Телеграмма. Является ответом па телеграмму из Ясной Поляны, адресованную A. Л. Толстой: «Софье Андреевне сильнее нервное расстройство, бессонницы, плачет, пульс сто, просит телеграфировать. Варя». Телеграмма эта, кроме двух последних слов, составлена была С. А. Толстой; но, боясь, что дочь и муж, зная ее истеричность и склонность к преувеличению, ей не поверят, она просила В. М. Феокритову поставить под телеграммой свое имя.
1 К этому слову в подлиннике рукой С. А. Толстой сделана сноска: «Чертковский стиль и бессердечие». Самое слово подчеркнуто ею красным карандашом и трижды чернилами.
* 830.
1910 г. Июня 23. Отрадное.
Приезжаем сегодня пятеро Засека девять вечера.
Засека Толстой.
Телеграмма.
Не дождавшись ответа на составленную ей и отправленную 22 июня за подписью В. М. Феокритовой телеграмму, С. А. Толстая в тот же день отправила вторую телеграмму за своей собственной подписью: «Умоляю приехать скорей — двадцать третьего». Вскоре был получен ответ на ее первую телеграмму (см. № 829). Ответ этот привел ее в крайнее раздражение. Она написала новую телеграмму: «Думаю, необходимо» — и по тем же соображениям, что и первую, подписала ее именем В. М. Феокритовой.
831.
1910 г. Июля 14. Я. П.
14 Июля 1910.
1) Теперешний дневник никому не отдам, буду держать у себя.1
2) Старые дневники возьму у Черткова и буду хранить сам, вероятно, в банке.

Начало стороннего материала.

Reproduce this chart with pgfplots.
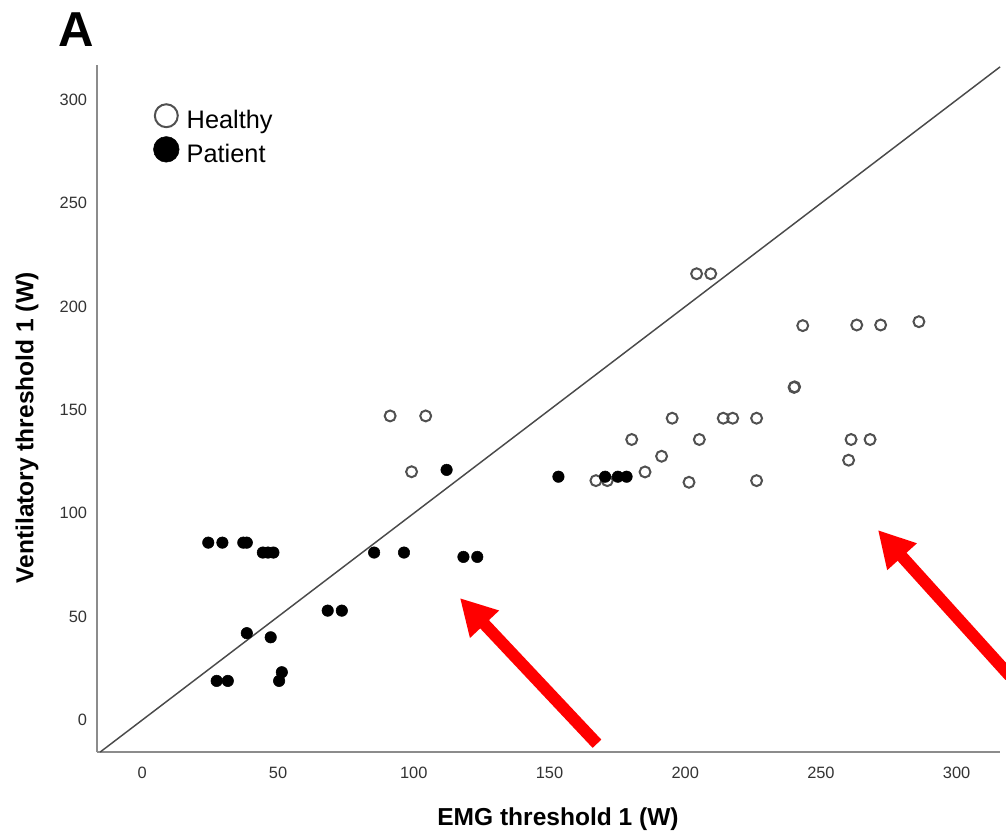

3) Если тебя тревожит мысль о том, что моими дневниками, теми местами, в к[оторых] я пишу под впечатлением минуты о наших разногласиях и столкновениях, что этими местами могут воспользоваться недоброжелательные тебе будущие биографы, то не говоря о том, что такие выражения временных чувств, как в моих, так и в твоих дневниках никак не могут дать верного понятия о наших настоящих отношениях — если ты боишься этого, то я рад случаю выразить в дневнике или просто как бы в этом письме мое отношение к тебе и мою оценку твоей жизни.
Мое отношение к тебе и моя оценка тебя такие: как я с молоду любил тебя, так я, не переставая, несмотря на разные причины охлаждения, любил и люблю тебя. Причины охлаждения эти были — (не говорю о прекращении брачных отношений — такое прекращение могло только устранить обманчивые выражения не настоящей любви) — причины эти были, во 1-х, всё бóльшее и бóльшее2 удаление мое от интересов мирской жизни и мое отвращение к ним, тогда как ты не хотела и не могла расстаться, не имея в душе тех основ, которые привели меня к моим убеждениям, что очень естественно и в чем я не упрекаю тебя. Это во 1-х. Во вторых (прости меня, если то, что я скажу, будет неприятно тебе, но то, что теперь между нами происходит, так важно, что надо не бояться высказывать и выслушивать всю правду), во вторых, характер твой в последние годы всё больше и больше становился раздражительным, деспотичным и несдержанным. Проявления этих черт характера не могли не охлаждать — не самое чувство, а выражение его. Это во 2-х. В третьих. Главная причина была роковая та, в которой одинаково не виноваты ни я, ни ты, — это наше совершенно противуположное понимание смысла и цели жизни. Всё в наших пониманиях жизни б[ыло] прямо противуположно: и образ жизни, и отношение к людям, и средства к жизни — собственность, к[отор]ую я считал грехом, а ты — необходимым условием жизни. Я в образе жизни, чтобы не расставаться с тобой, подчинялся тяжелым для меня условиям жизни, ты же принимала это за уступки твоим взглядам, и недоразумение между нами росло всё больше и больше. Были и еще другие причины охлаждения, виною к[отор]ых были мы оба, но я не стану говорить про них, п[отому] ч[то] они не идут к делу. Дело в том, что я, несмотря на все бывшие недоразумения, не переставал любить и ценить тебя.